Conduzido de forma segura pelo diretor, o longa caminha na contramão de outras produções desse subgênero. Para Affleck, o que verdadeiramente importa é registrar o imenso amor de um pai e uma filha em um cenário onde essa família não pode contar com mais ninguém. De um lado, vemos esse pai que se anula completamente, abrindo mão de tudo – e se tornando até um tanto paranoico – para proteger sua filha da “maldade dos homens”. De outro, uma menina, que precisa se passar por menino, tendo sua infância roubada como única alternativa para se manter viva.

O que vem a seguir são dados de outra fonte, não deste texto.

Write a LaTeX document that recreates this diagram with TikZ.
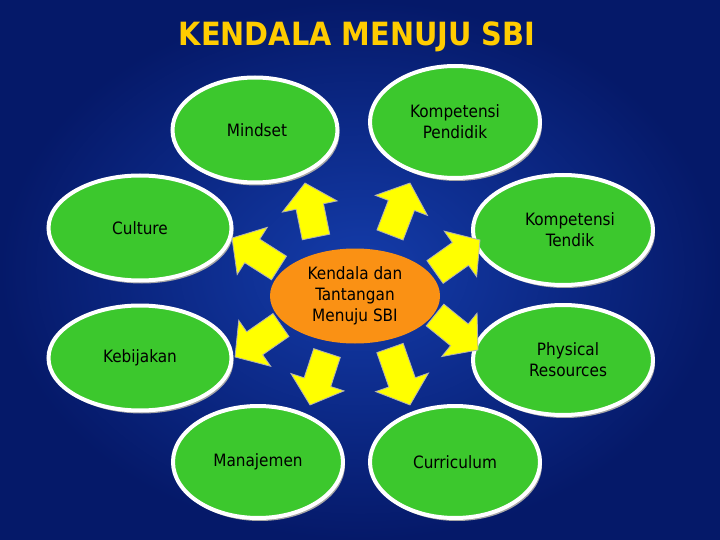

Sem nenhuma pretensão de acelerar os acontecimentos, a câmera do diretor é seduzida por belos registros de interação entre os protagonistas – destacados pela excelente fotografia de Adam Arkapaw (True Detective) e a intensa trilha de Daniel Hart (Sombras da Vida). São frequentes as tomadas com longos diálogos (cheios de improviso) em que Casey Affleck faz questão de explorar a afetividade em seu estado mais puro. Muitos olhares, demonstrações de carinho e ensinamentos podem ser acompanhados sob uma aura de melancolia, frente a um cenário quase de desesperança.
Para equilibrar o jogo, são inseridos alguns flashbacks, com Rag ainda bebê, que pontualmente revelam um tempo em que pai, mãe e filha já foram felizes juntos. Nesses retrocessos, o longa é beneficiado pela presença da atriz Elisabeth Moss (The Handmaid’s Tale), que dá o peso necessário à sua personagem mesmo com pouquíssimo tempo de tela.
Não dá pra deixar de citar a excelente atuação de Anna Pniowsky (Ele Está Lá Fora). A pequena atriz transita lindamente entre uma fase em que se vê moldando a própria identidade – o que ocasionalmente provoca enfrentamentos com o próprio pai – e o medo de perdê-lo e se ver sozinha no mundo. Affleck também não decepciona, comovendo na pele desse pai engasgado, que vive dias de desespero pelo medo do amanhã, mas precisa manter-se forte pela filha.
Como o próprio filme menciona em certa cena, A Luz no Fim do Mundo é uma “aventura de amor” que, na verdade, traz pouco de aventura de fato. Suas quebras de ritmo surgem em raros momentos, o que aqui de forma alguma é um demérito. A intensidade que ele está mais interessado em revelar reside nada menos que no afeto mútuo de um pai e uma filha. E acredite, com tanta verdade na tela, o filme não precisa de mais nada.